Rupture de crédit à durée indéterminée : la faute de la banque ne saurait neutraliser sa faculté de rompre de manière anticipée les crédits octroyés.

Jacques-Eric MARTINOT
Jacques-Eric MARTINOT - Avocat

Source : Cass.Com., 11 septembre 2019, n° 17-26594 FS-P+B

 

I – Les faits.

 

Une banque consent à un couple, plusieurs prêts et ouverture de crédit. Par acte notarié, le couple apporte à une SCI un immeuble sur lequel a été consentie une promesse d’hypothèque en garantie du remboursement de prêts déjà octroyés.

 

Invoquant un comportement gravement répréhensible de Monsieur, la banque notifie l’interruption de tous ses concours financiers puis assigne ses débiteurs en paiement.

 

Dans le cadre de leur défense, le couple recherche la responsabilité de la banque.

 

Débouté en appel, un pourvoi est formé par le couple.

 

II – La procédure.

 

Dans le cadre des échanges, il est rappelé la lettre de l’article L313-12 du Code monétaire et financier qui précise :

 

« Tout concours à durée indéterminée, autre qu’occasionnel, qu’un établissement de crédit ou une société de financement consent à une entreprise, ne peut être réduit ou interrompu que sur notification écrite et à l’expiration d’un délai de préavis fixé lors de l’octroi du concours.
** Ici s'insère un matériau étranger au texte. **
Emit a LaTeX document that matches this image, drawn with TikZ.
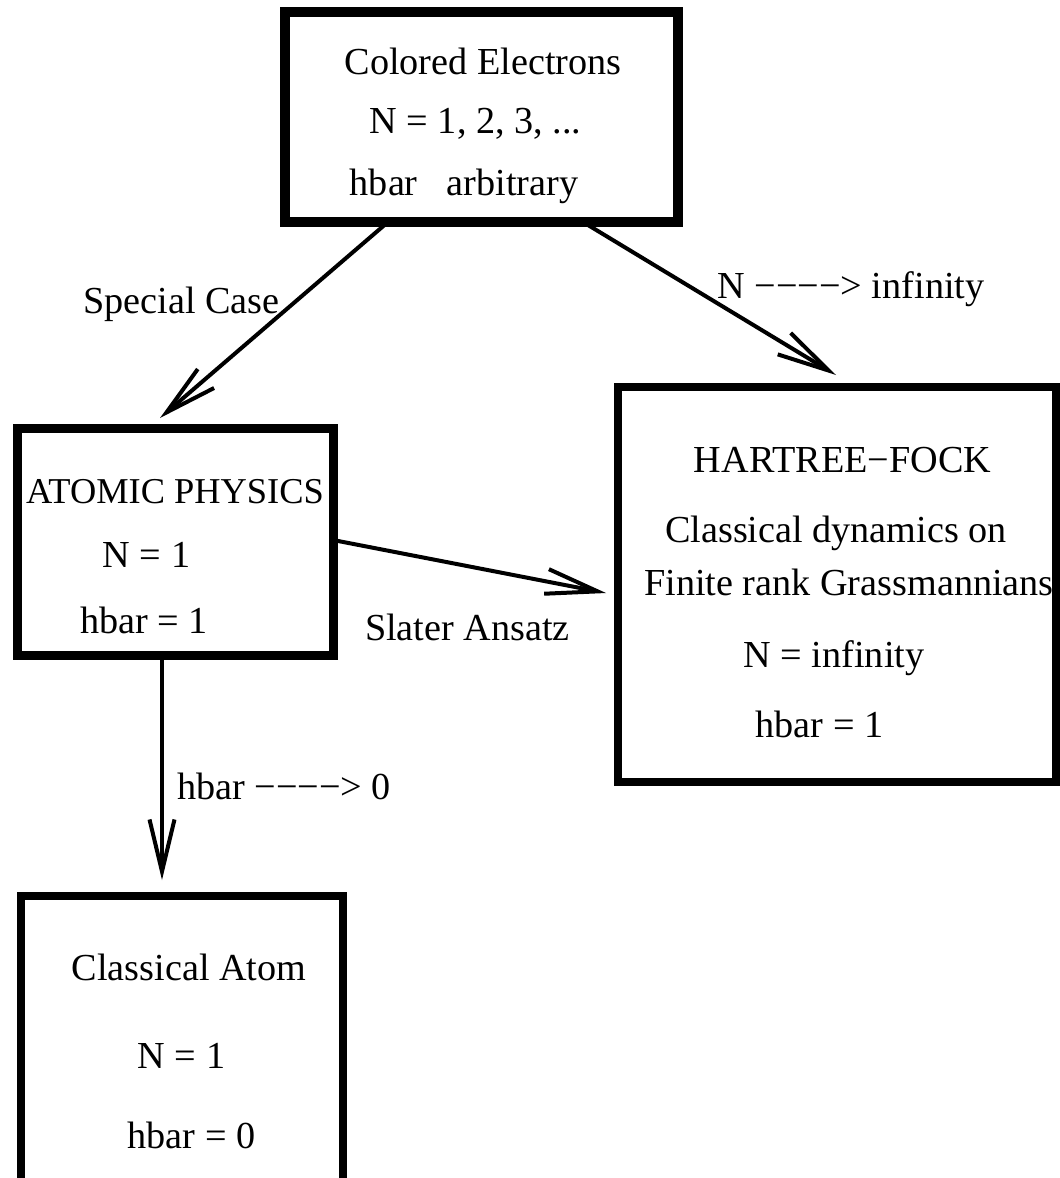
\documentclass[tikz,border=0pt]{standalone}
\usepackage{fontspec}
\setmainfont{Liberation Serif}
\usetikzlibrary{arrows.meta,calc}
\begin{document}
\begin{tikzpicture}[x=1pt,y=-1pt,
  box/.style={draw,rectangle,inner sep=0pt,outer sep=0pt},
  txt/.style={anchor=base,inner sep=0pt,font=\fontsize{38.2}{45}\selectfont},
  conn/.style={line width=4pt,-{Straight Barb[length=52pt,width=25pt]}}]
\useasboundingbox (0,0) rectangle (1060,1178);
\clip (0,0) rectangle (1060,1178);
% boxes
\node[box,line width=10pt,minimum width=393pt,minimum height=210pt] (b1) at (481.5,117) {};
\node[box,line width=9pt,minimum width=316pt,minimum height=227pt] (b2) at (175,541.5) {};
\node[box,line width=8pt,minimum width=438pt,minimum height=395pt] (b3) at (837,584.5) {};
\node[box,line width=7.5pt,minimum width=322pt,minimum height=320pt] (b4) at (182,1056) {};
% box texts
\node[txt] (b1a) at (483,74) {Colored Electrons};
\node[txt] (b1b) at (475.5,133) {N = 1, 2, 3, ...};
\node[txt] (b1c) at (464,195) {hbar\hspace{29pt}arbitrary};
\node[txt,font=\fontsize{36.4}{44}\selectfont] (b2a) at (175,503) {ATOMIC PHYSICS};
\node[txt] (b2b) at (146.5,567) {N = 1};
\node[txt] (b2c) at (144,633) {hbar = 1};
\node[txt] (b3a) at (842.5,472) {HARTREE−FOCK};
\node[txt] (b3b) at (836,542) {Classical dynamics on};
\node[txt] (b3c) at (849,595) {Finite rank Grassmannians};
\node[txt] (b3d) at (834,667) {N = infinity};
\node[txt] (b3e) at (819.5,737) {hbar = 1};
\node[txt] (b4a) at (189,980) {Classical Atom};
\node[txt] (b4b) at (181.5,1068) {N = 1};
\node[txt] (b4c) at (191.5,1148) {hbar = 0};
% connector labels
\node[txt] (l1) at (181.5,313) {Special Case};
\node[txt] (l2) at (851,298) {N −−−−> infinity};
\node[txt] (l3) at (467.5,640) {Slater Ansatz};
\node[txt] (l4) at (284,799) {hbar −−−−> 0};
% arrow tips
\coordinate (t1) at (160,418);
\coordinate (t2) at (836,375);
\coordinate (t3) at (606,593);
\coordinate (t4) at (162,880);
% connectors
\draw[conn] ($(b1.south west)+(103,0)$) -- (t1);
\draw[conn] ($(b1.south west)+(298,0)$) -- (t2);
\draw[conn] ($(b2.north east)+(0,112)$) -- (t3);
\draw[conn] ($(b2.south west)+(145,0)$) -- (t4);
\end{tikzpicture}
\end{document}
Ce délai ne peut, sous peine de nullité de la rupture du concours, être inférieur à soixante jours. Dans le respect des dispositions légales applicables, l’établissement de crédit ou la société de financement fournit, sur demande de l’entreprise concernée, les raisons de cette réduction ou interruption, qui ne peuvent être demandées par un tiers, ni lui être communiquées. L’établissement de crédit ou la société de financement ne peut être tenu pour responsable des préjudices financiers éventuellement subis par d’autres créanciers du fait du maintien de son engagement durant ce délai.

 

L’établissement de crédit ou la société de financement n’est pas tenu de respecter un délai de préavis, que l’ouverture de crédit soit à durée indéterminée ou déterminée, en cas de comportement gravement répréhensible du bénéficiaire du crédit ou au cas où la situation de ce dernier s’avérerait irrémédiablement compromise.

 

Le non-respect de ces dispositions peut entraîner la responsabilité pécuniaire de l’établissement de crédit ou de la société de financement. »

 

Si le texte prévoit la règle du préavis de 60 jours, il prévoit également son exception, le comportement gravement répréhensible du débiteur.

 

Le débiteur soutient pourtant « qu’en imputant, en l’espèce, à M. Z, un comportement gravement répréhensible pour avoir encaissé sur ses comptes des chèques dont les bénéficiaires étaient ses clients, sans rechercher, comme elle y était invitée, si la banque n’avait pas elle-même manqué à ses obligations en s’abstenant de vérifier que le déposant était bien le bénéficiaire des chèques litigieux, la cour d’appel a privé sa décision de base légale au regard de l’article L. 313-12 du code monétaire et financier, dans sa rédaction applicable en la cause ».

 

La Haute Cour ne partagera pas cette argumentation et rendra un attendu largement publié qui précise que : « Mais attendu que l’éventuel manquement de l’établissement de crédit à son obligation de vérifier que le déposant était le bénéficiaire des chèques ne le prive pas de la faculté, qu’il tient de l’article L. 313-12 du code monétaire et financier, de rompre sans préavis les concours accordés en cas de comportement gravement répréhensible du bénéficiaire du crédit ou au cas où la situation de ce dernier s’avérerait irrémédiablement compromise ; que la cour d’appel n’avait donc pas à effectuer la recherche inopérante invoquée par le moyen ; que celui-ci n’est pas fondé ».

 

L’éventuelle faute du banquier ne saurait neutraliser la faculté détenue par la Banque de rompre le crédit de manière anticipée.

 

La Banque pouvait donc faire application de l’article précité eu égard au comportement de son débiteur.